A Republican voter called Limbaugh to suggest Democrats would not understand the message Americans were sending.

“They still don’t get it,” said Phil from New Jersey. “They don’t understand that last night was all about character and trust. And they’re gonna misinterpret our victory as meaning that they didn’t differentiate themselves enough from us. I think this is gonna move them farther to the left.”

Limbaugh also had face time on television during Election Night, explaining to Tom Brokaw and Tim Russert of NBC News why the Republicans were doing so well.

“The Democrats’ success in the past has been to demonize the Republican figurehead who was the leader,” he said. “They got away with that with Newt Gingrich, but they can’t demonize George Bush – he has no character deficiencies. He’s an honest man, the people love him, he seems to have a very decent way about him. And so all of these threats that the Democrats were promising people, nobody believed them this time around. …

“I think in the Democratic cloakrooms behind closed doors, there’s gonna be some serious discussion about who’s gonna lead this party, ‘Where we gonna go from this day forward?’ because this does not bode well for them in 2004.”

He continued the commentary during his radio show, delving into what he feels is the main driving force among current party leadership.

“Their reasons for winning were nothing more than vengeance. They wanted revenge for 2000. They are still obsessed with the notion that George W. Bush is illegitimate, that he is not a legitimate president even after this. They targeted his brother in Florida. They sent Bill Clinton, and did you notice, my friends, that everywhere Bill Clinton was sent, the Republicans triumphed in almost double-digit fashion? Everywhere except for Hawaii.”

And while he suggested fresher faces to lead the party, he expects to see plenty of former President Clinton, since his wife Hillary is a senator from New York.

“Hillary is now his meal ticket,” Limbaugh said. “[The Democrats] can’t get rid of him. The single thing they need to do is get rid of him but they can’t because she’s there. …

“Their playbook is old, there’s nothing new in this playbook in years and years and years. It’s because their whole ‘strategery’ is oriented toward fear and getting people to vote against Republicans, rather than voting for Democrats. And they’re in quite a quandary because they don’t know how to change this; and it’s just part of the Clintonization of the party.”

The commentator, whose radio show is the most-listened-to program in the nation, said it was a big mistake for Democrats to attack Bush even when he was going along with some of their agenda, specifically the education and farm bills.

“They still tried to portray him as the enemy of people – the enemy of old folks, the enemy of the sick, the enemy of the gays, the enemy of young, the enemy of everybody.
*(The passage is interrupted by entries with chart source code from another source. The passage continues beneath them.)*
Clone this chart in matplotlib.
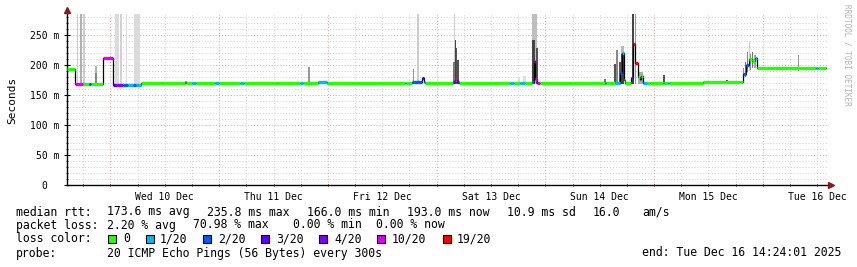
import matplotlib
matplotlib.use("Agg")
import matplotlib.pyplot as plt
from matplotlib.patches import Rectangle

W, H = 857, 267
MONO = "DejaVu Sans Mono"

# ---------------- data ----------------
# time axis: hours since start (Tue Dec 9 14:24:01 2025), 7 days shown
span_hours = 168
first_midnight = 9.6
day_labels = ["Wed 10 Dec", "Thu 11 Dec", "Fri 12 Dec", "Sat 13 Dec",
              "Sun 14 Dec", "Mon 15 Dec", "Tue 16 Dec"]
y_ticks = [0, 50, 100, 150, 200, 250]
y_tick_labels = ["0  ", "50 m", "100 m", "150 m", "200 m", "250 m"]

# median rtt segments (ms) with loss count (of 20 pings)
seg_start = [0, 1.8, 3.5, 4.9, 5.3, 7.9, 10.2, 11.0, 12.4, 13.5, 14.6, 15.2,
             16.3, 26.0, 26.3, 27.6, 28.5, 32.7, 33.6, 38.2, 39.1, 51.4, 52.0,
             55.4, 57.4, 74.6, 74.8, 76.2, 78.4, 78.8, 79.0, 85.2, 85.6, 86.0,
             86.5, 97.8, 98.7, 100.0, 101.1, 102.6, 103.0, 103.4, 103.8, 104.4,
             118.8, 119.0, 121.0, 122.1, 122.5, 123.0, 123.2, 124.5, 124.9,
             125.5, 126.0, 126.4, 126.8, 127.2, 128.0, 128.7, 131.6, 131.9,
             132.6, 133.0, 140.4, 148.6, 149.2, 149.9, 150.6, 151.2, 151.9,
             152.3, 165.3, 165.8]
seg_end = seg_start[1:] + [167.5]
seg_median = [193, 169, 169, 169, 169, 212, 166, 166, 167, 167, 167, 167,
              170, 172, 170, 170, 170, 170, 170, 170, 170, 170, 170,
              171, 170, 170, 170, 172, 178, 172, 170, 172, 175, 171,
              170, 170, 170, 170, 170, 172, 207, 177, 170, 170,
              170, 170, 170, 186, 220, 175, 170, 178, 235,
              203, 180, 177, 182, 170, 170, 170, 170, 170,
              170, 170, 171, 172, 185, 200, 210, 206, 212,
              195, 195, 195]
seg_loss = [0, 10, 0, 2, 0, 10, 3, 4, 2, 1, 2, 1,
            0, 10, 0, 1, 0, 1, 0, 1, 0, 1, 0,
            1, 0, 1, 0, 2, 3, 1, 0, 3, 10, 3,
            0, 1, 0, 1, 0, 2, 10, 10, 10, 0,
            2, 0, 1, 2, 1, 0, 0, 3, 19,
            19, 0, 3, 0, 1, 0, 0, 1, 0,
            1, 0, 0, 0, 2, 2, 0, 0, 1,
            0, 1, 0]

# smoke (ping spread) bars
smoke_t = [2.4, 3.1, 3.75, 6.4, 6.4, 11.0, 11.9, 13.2, 15.5, 53.4, 76.4, 77.5,
           85.4, 85.6, 85.7, 86.0, 86.3, 99.8, 101.0, 103.2, 103.0, 103.7,
           118.8, 121.0, 121.4, 122.1, 122.7, 122.7, 125.0, 125.5, 126.5,
           131.8, 145.7, 149.3, 149.8, 150.3, 150.6, 150.9, 151.4, 151.9, 161.4]
smoke_w = [0.25, 0.25, 0.25, 0.3, 0.3, 0.9, 0.4, 0.3, 1.3, 0.3, 0.25, 0.3,
           0.3, 0.3, 0.3, 0.3, 0.4, 0.6, 0.6, 0.9, 0.7, 0.5,
           0.4, 0.3, 0.3, 0.3, 0.6, 0.6, 0.5, 0.3, 1.1,
           0.3, 0.3, 0.25, 0.25, 0.25, 0.25, 0.25, 0.25, 0.3, 0.25]
smoke_lo = [168] * 33 + [172, 180, 188, 190, 192, 195, 195, 190]
smoke_hi = [285, 285, 285, 198, 186, 285, 285, 285, 285, 197, 193, 285,
            205, 285, 241, 228, 208, 180, 182, 285, 242, 228,
            176, 202, 225, 205, 218, 232, 285, 285, 188,
            183, 175, 195, 205, 222, 238, 218, 222, 216, 217]
smoke_grey = [0.80, 0.69, 0.80, 0.70, 0.53, 0.86, 0.82, 0.86, 0.86, 0.60, 0.60, 0.80,
              0.47, 0.80, 0.27, 0.33, 0.33, 0.87, 0.87, 0.75, 0.27, 0.33,
              0.47, 0.33, 0.53, 0.33, 0.27, 0.73, 0.27, 0.60, 0.67,
              0.33, 0.33, 0.55, 0.45, 0.50, 0.80, 0.55, 0.45, 0.65, 0.60]

loss_levels = [0, 1, 2, 3, 4, 10, 19]
loss_names = ["0", "1/20", "2/20", "3/20", "4/20", "10/20", "19/20"]
loss_colors = ["#26ff00", "#00b8ff", "#0059ff", "#5e00ff", "#7e00ff", "#dd00ff", "#ff0000"]

stats_rtt = ["173.6 ms avg", "235.8 ms max", "166.0 ms min", "193.0 ms now", "10.9 ms sd", "16.0", "am/s"]
stats_loss = ["2.20 % avg", "70.98 % max", "0.00 % min", "0.00 % now"]
probe_text = "20 ICMP Echo Pings (56 Bytes) every 300s"
end_text = "end: Tue Dec 16 14:24:01 2025"

# ---------------- figure ----------------
fig = plt.figure(figsize=(W / 100, H / 100), dpi=100)
ax = fig.add_axes([67 / W, 82 / H, 761 / W, 171 / H])
ax.set_xlim(0, span_hours)
ax.set_ylim(0, 285)

minor_col = "#d0d0d0"
major_col = "#e4a0a0"
dots = (0, (1, 2))
for v in range(10, 290, 10):
    ax.axhline(v, color=major_col if v % 50 == 0 else minor_col,
               lw=0.7, ls=dots, zorder=0)
h = first_midnight - 6
while h < span_hours:
    is_mid = abs(((h - first_midnight) / 24) - round((h - first_midnight) / 24)) < 1e-6
    ax.axvline(h, color=major_col if is_mid else minor_col, lw=0.7, ls=dots, zorder=0)
    h += 6

# smoke, lighter first
order = sorted(range(len(smoke_t)), key=lambda i: -smoke_grey[i])
for i in order:
    ax.bar(smoke_t[i], smoke_hi[i] - smoke_lo[i], width=smoke_w[i],
           bottom=smoke_lo[i], color=str(smoke_grey[i]), lw=0, zorder=1)

# thin black median step line
xs, ys = [], []
for s, e, m in zip(seg_start, seg_end, seg_median):
    xs += [s, e]
    ys += [m, m]
ax.plot(xs, ys, color="black", lw=0.9, zorder=2)

# colored median by loss
cmap = dict(zip(loss_levels, loss_colors))
for s, e, m, l in zip(seg_start, seg_end, seg_median, seg_loss):
    ax.hlines(m, s, e, color=cmap[l], lw=2.4, zorder=3)

# axes styling
for sp in ["top", "right"]:
    ax.spines[sp].set_visible(False)
ax.spines["left"].set_linewidth(1.0)
ax.spines["bottom"].set_linewidth(1.0)
ax.set_yticks(y_ticks)
ax.set_yticklabels(y_tick_labels, fontfamily=MONO, fontsize=7)
ax.set_yticks(range(10, 290, 10), minor=True)
ax.tick_params(axis="y", which="major", direction="inout", length=5, width=0.8, pad=3)
ax.tick_params(axis="y", which="minor", direction="inout", length=2, width=0.6)
noon = [first_midnight + 12 + 24 * k for k in range(len(day_labels))]
ax.set_xticks(noon)
ax.set_xticklabels(day_labels, fontfamily=MONO, fontsize=7)
ax.set_xticks([first_midnight - 6 + 6 * k for k in range(27) if first_midnight - 6 + 6 * k < span_hours], minor=True)
ax.tick_params(axis="x", which="major", direction="inout", length=2, width=0.6, pad=4)
ax.tick_params(axis="x", which="minor", direction="inout", length=2, width=0.6)

# arrows
arrow_col = "#8b1a1a"
ax.plot([0], [1.025], marker="^", ms=4.5, color=arrow_col, transform=ax.transAxes, clip_on=False, zorder=5)
ax.plot([1.004], [0], marker=">", ms=4.5, color=arrow_col, transform=ax.transAxes, clip_on=False, zorder=5)

def fx(px):
    return px / W

def fy(py):
    return 1 - py / H

fig.text(fx(12), fy(100), "Seconds", rotation=90, ha="center", va="center",
         fontsize=8, family=MONO)
fig.text(fx(847), fy(4), "RRDTOOL / TOBI OETIKER", rotation=270, ha="center", va="top",
         fontsize=5.6, family=MONO, color="#b4b4b4")

LF = 8.3
fig.text(fx(16), fy(212), "median rtt:", fontsize=LF, family=MONO, va="center")
for px, t in zip([107, 207, 307, 407, 507, 593, 642], stats_rtt):
    fig.text(fx(px), fy(212), t, fontsize=LF, family=MONO, va="center")
fig.text(fx(16), fy(225), "packet loss:", fontsize=LF, family=MONO, va="center")
for px, t in zip([107, 193, 293, 376], stats_loss):
    fig.text(fx(px), fy(225), t, fontsize=LF, family=MONO, va="center")
fig.text(fx(16), fy(239), "loss color:", fontsize=LF, family=MONO, va="center")
for bx, tx, name, col in zip([108, 146, 203, 261, 319, 377, 443],
                             [123, 160, 218, 276, 334, 392, 457],
                             loss_names, loss_colors):
    fig.patches.append(Rectangle((fx(bx), fy(243)), 8 / W, 8 / H, transform=fig.transFigure,
                                 facecolor=col, edgecolor="black", lw=0.8))
    fig.text(fx(tx), fy(239), name, fontsize=LF, family=MONO, va="center")
fig.text(fx(16), fy(253), "probe:", fontsize=LF, family=MONO, va="center")
fig.text(fx(107), fy(253), probe_text, fontsize=LF, family=MONO, va="center")
fig.text(fx(841), fy(253), end_text, fontsize=LF, family=MONO, va="center", ha="right")

fig.savefig("out.png", dpi=100)
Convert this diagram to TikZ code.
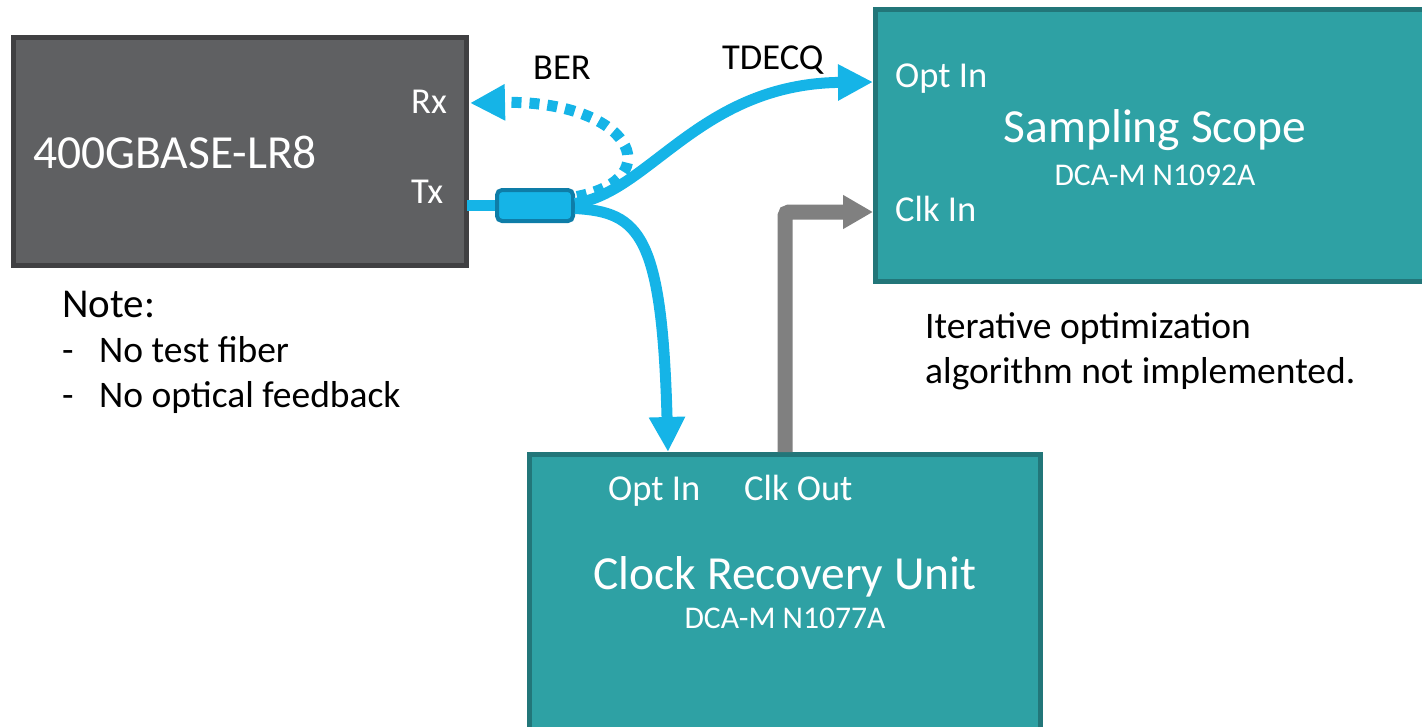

These people are obsessed. …

“Certain people in the leadership realm of this party anyway are just filled with hatred, and they’re even more so today, and that is going to continue to cause this downward spiral for them.

“I don’t mind telling them this, I have been telling them what’s wrong all year and they’re not listening to me, and they’re not gonna start listening to me now … they’re never gonna take advice from me.”

He said the strong Republican showing came at an important time in history, with America on the verge of possible military action in the Persian Gulf.

“This message last night to Iraq, the U.N., the EU, France, Russia, the rest of the world, [is that] the American people stand behind their commander in chief. …

“They can hand out peace prizes to Jimmy Carter all they want. They can slobber all over Bill Clinton when he comes calling. But the American people stand not with Jimmy Carter or Bill Clinton but with George W. Bush, their commander in chief, and the world knows it now. This is power.”

Limbaugh’s analysis stands diametrically opposed to post-election comments from Terry McAuliffe, chairman of the Democratic National Committee, who said “not much has changed” since the election of 2000.

”Folks, Democrats are in good shape, and we look forward to the upcoming cycle,” McAuliffe said.

”Now we get ready for 2004. We need to make sure we’re out there with our message as we head toward 2004, and the president now has to deliver. No more blame game. No more nonsense about a dysfunctional Senate. This is his sputtering economy – he must take responsibility for it.”

Meanwhile Limbaugh, who has long been critical of the mainstream media for what he says is an overt liberal bias, took a moment to poke fun at some of the TV newscasters who were analyzing the election results.

“[It was] fun to see the long faces at some of the networks,” he said. “Some people got that shot of Botox just in time to cover the wrinkles and tears that were no doubt streaming down cheeks.”